On the 3rd of July 2009, only half a year ago, the same Harriet Harman was driving whilst using her mobile phone and became involved in a car accident. When a witness approached her, the law-abiding MP Harriet wound down the window of her car and cawed:
"I'm Harriet Harman - you know where you can get hold of me."
Harman's hypocrisy is spectacular. On the 3rd of July 2009, Harman broke two laws (driving using a mobile phone and driving away from the scene of an accident without exchanging insurance details) and considered herself to be so important as to be above the law - the very law that she now insists that MPs do not seek to override with "parliamentary privilege" - by fleeing the scene of her illegalities.

Harman was forced into this hypocritical, self-contradictory uttering because she had to act to pre-empt her own leader's ponderous inability to discipline three Labour MPs the moment that news of their fudging of their accounts came into common currency.

Gordon Brown had been outmanoeuvred by David Cameron who argued that the three MPs in question (Jim Devine, David Chaytor and Elliot Morley) should not be permitted to claim parliamentary privilege (part of the 1689 Bill of Rights) to exonerate themselves. Harman stepped in to compensate her leader's ponderousness and save him from Cameron's attack by asserting that Labour's tricky trio will not be above the law.

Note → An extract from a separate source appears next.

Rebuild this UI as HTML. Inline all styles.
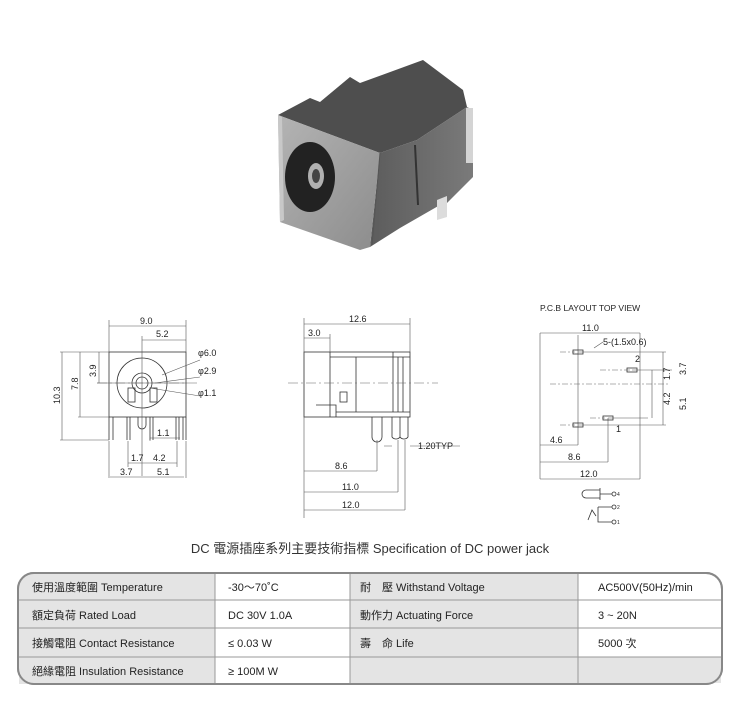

In doing so, she has announced herself, even more so than usual, a glib liar - for evidence only a mere seven months old ("I'm Harriet Harman...") proves that Harman's attitude is that Labour MPs can pick-and-choose if the law applies to them.

An Appeal For St. Lukes Church

05/02/2010

St. Lukes church in Charlton has started a £500,000 appeal to raise funds to perform major restoration works.

The church is special for many reasons. Built in 1630, it is the most authentically village-y part of Charlton village and forms, along with the drinking fountain and the Jacobean mansion, Charlton House, an island of yesteryear preserved.

Not only that but the church possesses a unique record for, inhumed within its vaults, is the body of Spencer Perceval, the only British prime-minister to have been assassinated (to-date).

The appeal has been reported in the Mercury and in the Newsshopper, so I hope knowledge of this appeal isn't endowed in too few people, but it is a wonderful church building that deserves, by its architecture and its history, the repair it needs.

This Boots Is Made For Walking

03/02/2010

Hopefully Internet users looking for a Boots in Charlton don't take Google Maps as Gospel. Oddly, on Google Maps, the Greenwich Industrial Estate Boots (in Peninsula ward) has been transplanted onto the quiet residential street Park Drive, near the cemetery...


I'm Not Dreaming of a Bottle-Green Christmas

22/12/2009

This last time it snowed - February 2009 - Greenwich Council saw fit to grit the roads with pieces of broken glass. It is easy forget Labour's old stupidities - local and national - because they are quickly replaced with new stupidities and the human memory, being decidedly finite, has a limited capacity for them.

Which is why this oddly seasonally apt snowfall is a good reminder of ten months ago when residents of Greenwich had to navigate bottle-green pathways very gingerly lest they tripped and were injured by the broken bits of bottle.

Not only that, but bicycle tires got punctured and linos were ruined where glass was transported, from out-doors to in-, between the tread of footwear.

Not only that, but bits of broken bottles do not melt snow where as good old salt does. You can not but wonder why the Labour Council thought broken glass to be equal or superior to salt in the first place.